La vittima subisce e le sue azioni sono reazioni, pertanto chi agisce sembra impossibilitato ad agire diversamente. Quindi non è possibile neppure criticare l’agire della vittima. Ciò genera una profonda confusione tra libertà e irresponsabilità. Siamo liberi in quanto siamo responsabili di quel che facciamo, ma se non è possibile agire in modo diverso, allora non si può venire considerati responsabili per le nostre azioni.
La vittima è tale perché soffre, quindi non può smettere di soffrire, il suo dolore è perpetuo e viene costantemente sottolineato. Il dolore perpetuato, però, genera rabbia e tiene vivo il risentimento. La rabbia e il risentimento non si esauriscono perché a questo dolore non ci può essere soluzione.
Nel paradigma della vittima, la storia, intesa come processo condiviso, che è pubblicamente discutibile, diventa storia privata, quindi memoria che non può essere contestata, con la conseguenza di nutrire l’immaginario a discapito dell’analisi.
Lo status di vittima o difensore costituisce una forma di identità e il passato diventa l’unico strumento che orienta l’azione, contrastando ogni forma di traformazione. Da ciò ne consegue che l’identità che lo status conferisce è una identità così irrigidita che non ammette la contraddizione o il conflitto che dovrebbero essere processi naturali della società. Esige un’azione universale.
Tale spinta all’azione, nel momento stesso in cui fa appello alla vita negata, presenta quindi dei caratteri mortiferi:
«La proposopea della vittima rafforza i potenti e indebolisce i subalterni. Svuota l’agency. Perpetua il dolore. Coltiva il risentimento. Incorona l’immaginario. Alimenta identità rigide e spesso fittizie. Inchioda al passato e ipoteca il futuro. Scoraggia la trasformazione. Privatizza la storia. Confonde libertà e irresponsabilità. Inorgoglisce l’impotenza, o la ammanta di potenza usurpata. Se la intende con la morte mentre fa mostra di compiangere la vita. Copre il vuoto che soggiace a ogni etica universale. Rimuove e anzi rigetta il conflitto, grida scandalo alla contraddizione. Impedisce di cogliere la vera mancanza, che è un difetto di prassi, di politica, di azione comune». (p. 107)
La critica alla vittima non vuol dire non riconoscere che la vittima sia tale, che il suo dolore non sia vero dolore e che l’appello alla responsabilità non sia un appello giusto.
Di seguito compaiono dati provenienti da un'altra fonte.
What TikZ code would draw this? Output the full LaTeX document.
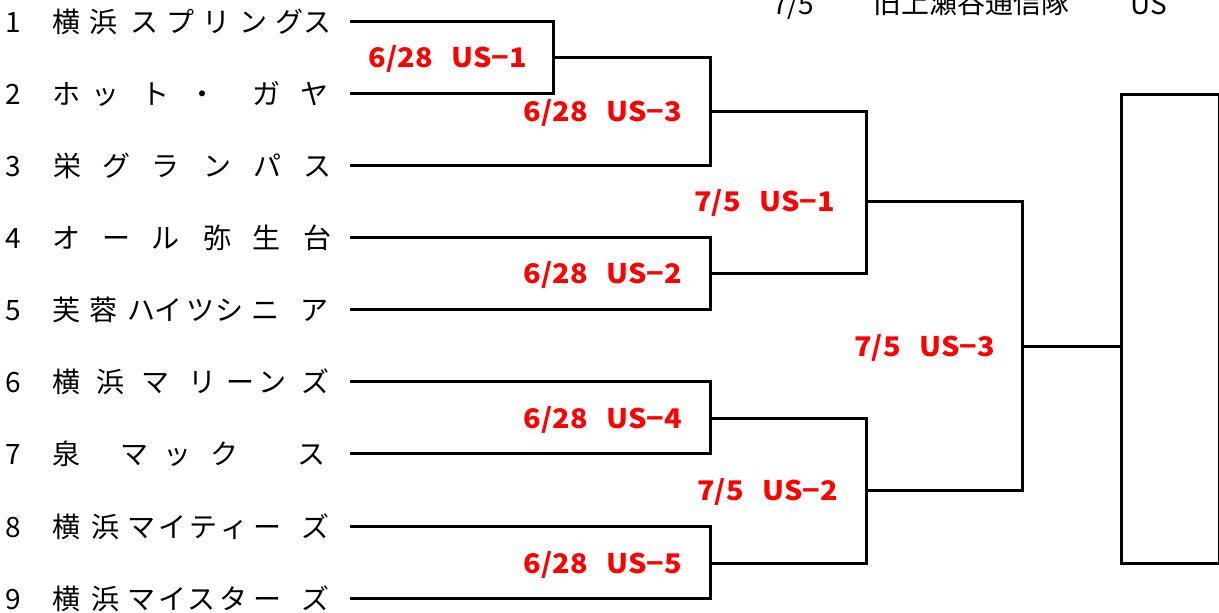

Pur riconoscendo che la vittima è vittima, il dolore è dolore e la responsabilità resta responsabilità, è fondamentale vigilare verso i mistificatori che cercano di sfruttare la forza della condizione della vittima.
Smascherati i mistificatori, è importante, sottolinea Giglioli, restituire questa forza ai proprietari. La prima mossa in tale direzione consiste nel «cominciare o ricominciare a sentirsi parti in causa, non rappresentanti di una universalità spettrale» (p. 111), contrastando così «l’ossessione cospirativa», l’idea che tutta la società sia unita contro le vittime, perché questa ossessione è semplicemente una «razionalizzazione fallace» (p. 110).
La forza della vittima deve essere una spinta ad agire rifiutando, innanzitutto, una risposta unanime perché «una risposta unanime è soltanto una risposta falsa» (p. 111). Accettare che il conflitto non è risolvibile, accogliere la pluralità, sentirsi parti in causa sono strumenti fondamentali per evitare che la forza della vittima si risolva in un lubrificante dei meccanismi del potere.